3 Apr 2015

Tarantula race reveals startling conclusions

6:14 am on 3 April 2015

It sounds like the stuff of nightmares - the warmer it gets the quicker tarantulas move.

The research looked at the impact of temperature on the Texas brown tarantula.

The research looked at the impact of temperature on the Texas brown tarantula. Photo: Mothore / Wikimedia Commons

The small upside is that while they scuttle faster they also become more uncoordinated. Or is that also a frightening downside?

Three US-based researchers have just published their findings in the Journal of Experimental Biology into the impact temperature had on the Texas brown tarantula.

The spider's legs are not controlled by muscles but a kind of hydraulic fluid called haemolymph. It works like the fluid used to propel a robot's limbs, the researchers said.

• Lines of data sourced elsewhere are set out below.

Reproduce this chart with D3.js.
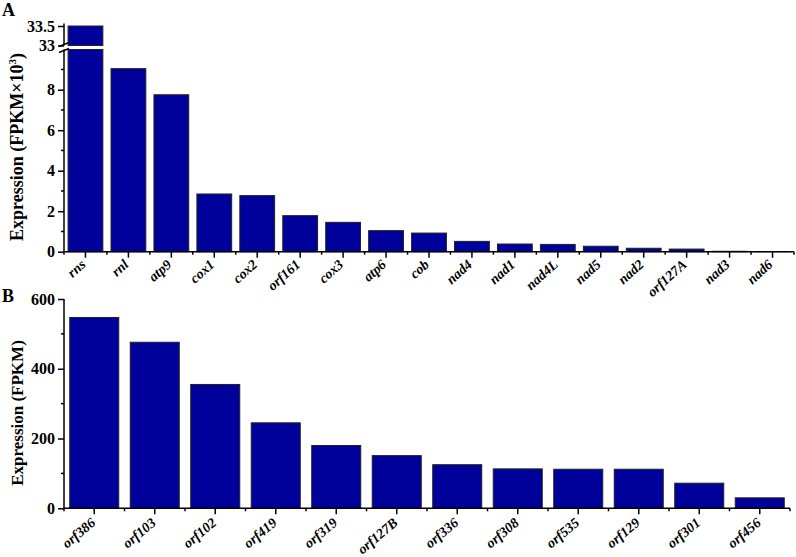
<!DOCTYPE html>
<html lang="en">
<head>
<meta charset="UTF-8">
<title>Mitochondrial gene expression</title>
<script src="https://d3js.org/d3.v7.min.js"></script>
<style>
    body { margin: 0; background: #fff; }
    svg text { font-family: "Liberation Serif", "Times New Roman", Times, serif; font-weight: bold; fill: #000; }
    .tick-label { font-size: 16px; }
    .cat-label { font-size: 14px; font-style: italic; }
    .axis-title { font-size: 17px; }
    .panel-label { font-size: 18px; }
    .bar { fill: #00009a; stroke: #222; stroke-width: 1; }
    .axis-line { stroke: #000; stroke-width: 1.5; fill: none; }
</style>
</head>
<body>
<div id="chart"></div>
<script>
    // panel A: core genes (FPKM x 10^3)
    const genesA = ["rns", "rnl", "atp9", "cox1", "cox2", "orf161", "cox3", "atp6", "cob",
                    "nad4", "nad1", "nad4L", "nad5", "nad2", "orf127A", "nad3", "nad6"];
    const valuesA = [33.5, 9.04, 7.75, 2.85, 2.77, 1.78, 1.45, 1.04, 0.92,
                     0.51, 0.38, 0.36, 0.27, 0.17, 0.13, 0.02, 0.01];
    const ticksLowA = [0, 2, 4, 6, 8];
    const ticksHighA = [33, 33.5];

    // panel B: ORFs (FPKM)
    const genesB = ["orf386", "orf103", "orf102", "orf419", "orf319", "orf127B",
                    "orf336", "orf308", "orf535", "orf129", "orf301", "orf456"];
    const valuesB = [547, 476, 355, 245, 180, 151, 125, 113, 112, 112, 72, 30];
    const ticksB = [0, 200, 400, 600];

    const width = 796, height = 557;
    const svg = d3.select("#chart").append("svg")
        .attr("width", width).attr("height", height);

    // ---------- panel A ----------
    const xA = d3.scaleBand().domain(genesA).range([64, 794]).paddingInner(0.19).paddingOuter(0.095);
    const yLow = d3.scaleLinear().domain([0, 10]).range([251.7, 49.2]);
    const yHigh = d3.scaleLinear().domain([33, 33.5]).range([45.5, 26]);
    const breakLow = 49.5, breakHigh = 45.5, topA = 23.5;

    const gA = svg.append("g");

    // bars (rns gets split over the break)
    gA.selectAll(".bar-low").data(valuesA).enter().append("rect")
        .attr("class", "bar")
        .attr("x", (d, i) => xA(genesA[i]))
        .attr("width", xA.bandwidth())
        .attr("y", d => d > 10 ? breakLow : yLow(d))
        .attr("height", d => yLow(0) - (d > 10 ? breakLow : yLow(d)));

    gA.selectAll(".bar-high").data(valuesA.filter(d => d > 10)).enter().append("rect")
        .attr("class", "bar")
        .attr("x", d => xA(genesA[valuesA.indexOf(d)]))
        .attr("width", xA.bandwidth())
        .attr("y", d => yHigh(d))
        .attr("height", d => breakHigh - yHigh(d));

    // y axis lower segment
    const axLow = gA.append("g").attr("transform", "translate(64,0)")
        .call(d3.axisLeft(yLow).tickValues(ticksLowA).tickSize(6).tickFormat(d3.format("d")));
    axLow.select(".domain").remove();
    gA.append("line").attr("class", "axis-line")
        .attr("x1", 64).attr("x2", 64).attr("y1", yLow(0)).attr("y2", breakLow);
    gA.selectAll(".minor-low").data([1, 3, 5, 7, 9]).enter().append("line")
        .attr("class", "axis-line")
        .attr("x1", 61).attr("x2", 64).attr("y1", d => yLow(d)).attr("y2", d => yLow(d));

    // y axis upper segment
    const axHigh = gA.append("g").attr("transform", "translate(64,0)")
        .call(d3.axisLeft(yHigh).tickValues(ticksHighA).tickSize(6).tickFormat(d => d));
    axHigh.select(".domain").remove();
    gA.append("line").attr("class", "axis-line")
        .attr("x1", 64).attr("x2", 64).attr("y1", breakHigh).attr("y2", topA);

    // break marks
    [breakHigh - 1, breakLow + 1].forEach(y => {
        gA.append("line").attr("class", "axis-line")
            .attr("x1", 59).attr("x2", 69).attr("y1", y + 2).attr("y2", y - 2);
    });

    // x axis
    gA.append("line").attr("class", "axis-line")
        .attr("x1", 64).attr("x2", 794).attr("y1", yLow(0)).attr("y2", yLow(0));
    const axXA = gA.append("g").attr("transform", `translate(0,${yLow(0)})`)
        .call(d3.axisBottom(xA).tickSize(6).tickFormat(""));
    axXA.select(".domain").remove();
    gA.selectAll(".minor-xa").data(genesA.concat(["_end"])).enter().append("line")
        .attr("class", "axis-line")
        .attr("x1", (d, i) => 64 + i * xA.step()).attr("x2", (d, i) => 64 + i * xA.step())
        .attr("y1", yLow(0)).attr("y2", yLow(0) + 3);

    gA.selectAll(".cat-a").data(genesA).enter().append("text")
        .attr("class", "cat-label")
        .attr("text-anchor", "end")
        .attr("transform", d => `translate(${xA(d) + xA.bandwidth() / 2 + 1},${yLow(0) + 14}) rotate(-42)`)
        .text(d => d);

    gA.append("text").attr("class", "axis-title")
        .attr("text-anchor", "middle")
        .attr("transform", "translate(23,147) rotate(-90)")
        .style("font-size", "18px")
        .call(t => {
            t.append("tspan").text("Expression (FPKM×10");
            t.append("tspan").attr("dy", -7).style("font-size", "11px").text("3");
            t.append("tspan").attr("dy", 7).text(")");
        });

    svg.append("text").attr("class", "panel-label").attr("x", 2).attr("y", 16).text("A");

    // ---------- panel B ----------
    const xB = d3.scaleBand().domain(genesB).range([64, 790]).paddingInner(0.19).paddingOuter(0.095);
    const yB = d3.scaleLinear().domain([0, 600]).range([508.3, 299]);

    const gB = svg.append("g");

    gB.selectAll(".bar").data(valuesB).enter().append("rect")
        .attr("class", "bar")
        .attr("x", (d, i) => xB(genesB[i]))
        .attr("width", xB.bandwidth())
        .attr("y", d => yB(d))
        .attr("height", d => yB(0) - yB(d));

    const axB = gB.append("g").attr("transform", "translate(64,0)")
        .call(d3.axisLeft(yB).tickValues(ticksB).tickSize(6).tickFormat(d3.format("d")));
    axB.select(".domain").remove();
    gB.append("line").attr("class", "axis-line")
        .attr("x1", 64).attr("x2", 64).attr("y1", yB(0)).attr("y2", yB(600));
    gB.selectAll(".minor-b").data([100, 300, 500]).enter().append("line")
        .attr("class", "axis-line")
        .attr("x1", 61).attr("x2", 64).attr("y1", d => yB(d)).attr("y2", d => yB(d));

    gB.append("line").attr("class", "axis-line")
        .attr("x1", 64).attr("x2", 790).attr("y1", yB(0)).attr("y2", yB(0));
    const axXB = gB.append("g").attr("transform", `translate(0,${yB(0)})`)
        .call(d3.axisBottom(xB).tickSize(6).tickFormat(""));
    axXB.select(".domain").remove();
    gB.selectAll(".minor-xb").data(genesB.concat(["_end"])).enter().append("line")
        .attr("class", "axis-line")
        .attr("x1", (d, i) => 64 + i * xB.step()).attr("x2", (d, i) => 64 + i * xB.step())
        .attr("y1", yB(0)).attr("y2", yB(0) + 3);

    gB.selectAll(".cat-b").data(genesB).enter().append("text")
        .attr("class", "cat-label")
        .attr("text-anchor", "end")
        .attr("transform", d => `translate(${xB(d) + xB.bandwidth() / 2 + 2},${yB(0) + 16}) rotate(-40)`)
        .text(d => d);

    gB.append("text").attr("class", "axis-title")
        .attr("text-anchor", "middle")
        .attr("transform", "translate(23,413) rotate(-90)")
        .text("Expression (FPKM)");

    svg.append("text").attr("class", "panel-label").attr("x", 2).attr("y", 302).text("B");

    // style tick marks / labels from d3 axes
    svg.selectAll(".tick line").attr("stroke", "#000").attr("stroke-width", 1.5);
    svg.selectAll(".tick text").attr("class", "tick-label").attr("fill", "#000");
</script>
</body>
</html>
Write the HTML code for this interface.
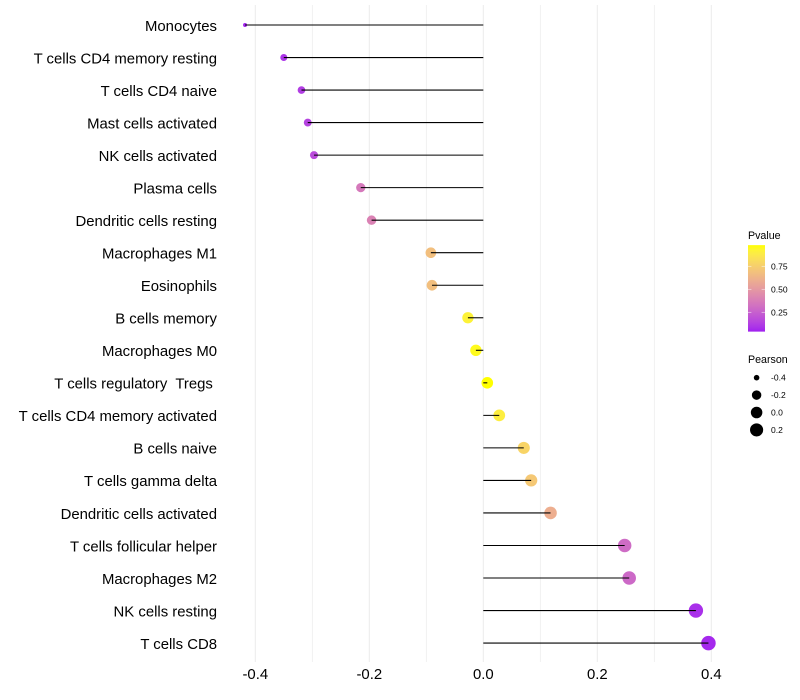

In what sounds like a nightmare of a job, they painted white dots on the spiders' fore and hind-legs before filming them racing down a runway.

Frances Su, one of the researchers, wryly told the journal it became difficult "when the spiders didn't run in the right direction".

They tested them at temperatures of 15, 24, 31 and 40 degrees Celsius.

At the highest temperature the top speed was a startling 2.5 times faster than at the lowest. While at the top speed (53cm s−1) they did become less co-ordinated, struggling to open their third and fifth joints at the same instant - which was typical at the lower temperatures.

Anna Ahn, another of the researchers, said it might explain why tarantulas where she lived preferred the cooler temperatures at dusk.